As battery packs become the new albatross that performance cars must lug around, engineers are embracing the challenge to slenderize EVs and usher in a new era of performance.

From earliest days, enthusiasts judged the merits of sports cars through a set of near-unbreakable commandments, creating a virtual holy writ of driving: Fiery power, of course, but only in service of a purer virtue: Light weight, and all the blessings that flowed from it in terms of spirit, agility, and sensation. 

The days of truly featherweight Lotuses—or even the 2,780-pound, 1993 Mazda RX-7 R1 I recently waved a tearful goodbye to—are mostly gone. But the dawn of electric performance has really upended the old orthodoxy. Some true believers are troubled by the evolution: Electrified models like the Porsche Taycan are lifting horsepower and torque to unimaginable heights, but some plop more than 5,000 pounds on the scales. It’s bulk that might have Colin Chapman spinning in his lightweight casket. 

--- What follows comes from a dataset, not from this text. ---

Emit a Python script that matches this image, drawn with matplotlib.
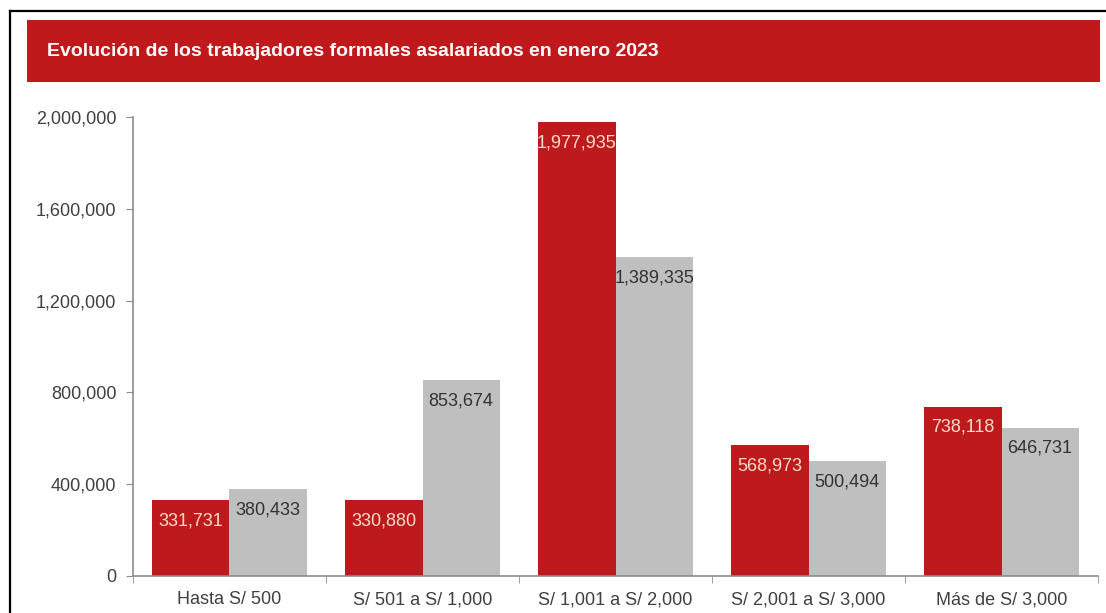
import matplotlib
matplotlib.use("Agg")
import matplotlib.pyplot as plt
from matplotlib.patches import Rectangle
from matplotlib.lines import Line2D
from matplotlib.ticker import FuncFormatter, FixedLocator

plt.rcParams['font.family'] = ['Liberation Sans', 'DejaVu Sans']

# datos
categorias = ["Hasta S/ 500", "S/ 501 a S/ 1,000", "S/ 1,001 a S/ 2,000",
              "S/ 2,001 a S/ 3,000", "Más de S/ 3,000"]
serie_roja = [331731, 330880, 1977935, 568973, 738118]
serie_gris = [380433, 853674, 1389335, 500494, 646731]
y_ticks = [0, 400000, 800000, 1200000, 1600000, 2000000]

ROJO = "#be1a1d"
GRIS = "#bfbfbf"
EJE = "#8c8c8c"
TEXTO = "#404040"

fig = plt.figure(figsize=(11.06, 6.13), dpi=100)

# marco negro (arriba e izquierda) y banda del título
W, H = 1106, 613
fig.add_artist(Line2D([10 / W, 1], [1 - 11 / H, 1 - 11 / H], color="black", lw=1.6))
fig.add_artist(Line2D([10 / W, 10 / W], [0, 1 - 11 / H], color="black", lw=1.6))
fig.patches.append(Rectangle((27 / W, (H - 82) / H), (1100 - 27) / W, 62 / H,
                             transform=fig.transFigure, facecolor="#c0191c",
                             edgecolor="none"))
fig.text(47 / W, (H - 52) / H,
         "Evolución de los trabajadores formales asalariados en enero 2023",
         color="white", fontsize=14, fontweight="bold", va="center", ha="left")

ax = fig.add_axes([133 / W, 37 / H, 965 / W, 459 / H])

x = [i + 0.5 for i in range(len(categorias))]
ancho = 0.4
b1 = ax.bar([v - ancho / 2 for v in x], serie_roja, ancho, color=ROJO)
b2 = ax.bar([v + ancho / 2 for v in x], serie_gris, ancho, color=GRIS)

for barras, valores, col in [(b1, serie_roja, "#f6dcc8"), (b2, serie_gris, "#333333")]:
    for rect, v in zip(barras, valores):
        ax.annotate(f"{v:,}", (rect.get_x() + rect.get_width() / 2, v),
                    xytext=(0, -15), textcoords="offset points",
                    ha="center", va="center", fontsize=13, color=col)

ax.set_xlim(0, len(categorias))
ax.set_ylim(0, 2000000)
ax.set_yticks(y_ticks)
ax.yaxis.set_major_formatter(FuncFormatter(lambda v, p: f"{int(v):,}"))
ax.set_xticks(x)
ax.set_xticklabels(categorias)
ax.xaxis.set_minor_locator(FixedLocator(range(len(categorias) + 1)))

for s in ["top", "right"]:
    ax.spines[s].set_visible(False)
for s in ["left", "bottom"]:
    ax.spines[s].set_color(EJE)
    ax.spines[s].set_linewidth(1.2)

ax.tick_params(axis="y", length=5, color=EJE, labelsize=13, labelcolor=TEXTO, pad=7)
ax.tick_params(axis="x", which="major", length=0, labelsize=13, labelcolor=TEXTO, pad=11)
ax.tick_params(axis="x", which="minor", length=5, color=EJE)

fig.savefig("out.png", dpi=100)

That doesn’t mean automakers are giving up, however, even as battery packs become the new albatross that performance cars must lug around. Designers and engineers at storied brands—Porsche, Ferrari, McLaren, and General Motors—are embracing the challenge to slenderize EVs and usher in a new era of performance that they’ll bring. 

Three-Thousand Pounds: A Thing of the Past?

EV performance mavens suggest you can pretty much forget street-going models coming in around 3,000 pounds. (An Ariel Atom-style EV might be an impractical, track-day outlier). Hell, even today’s ICE-powered sports cars can barely manage it: the 911 Turbo S I recently drove weighs more than 3,500 pounds, and that was with a Lightweight Package. A GT3, Porsche’s welterweight star, weighs 3,222 pounds. 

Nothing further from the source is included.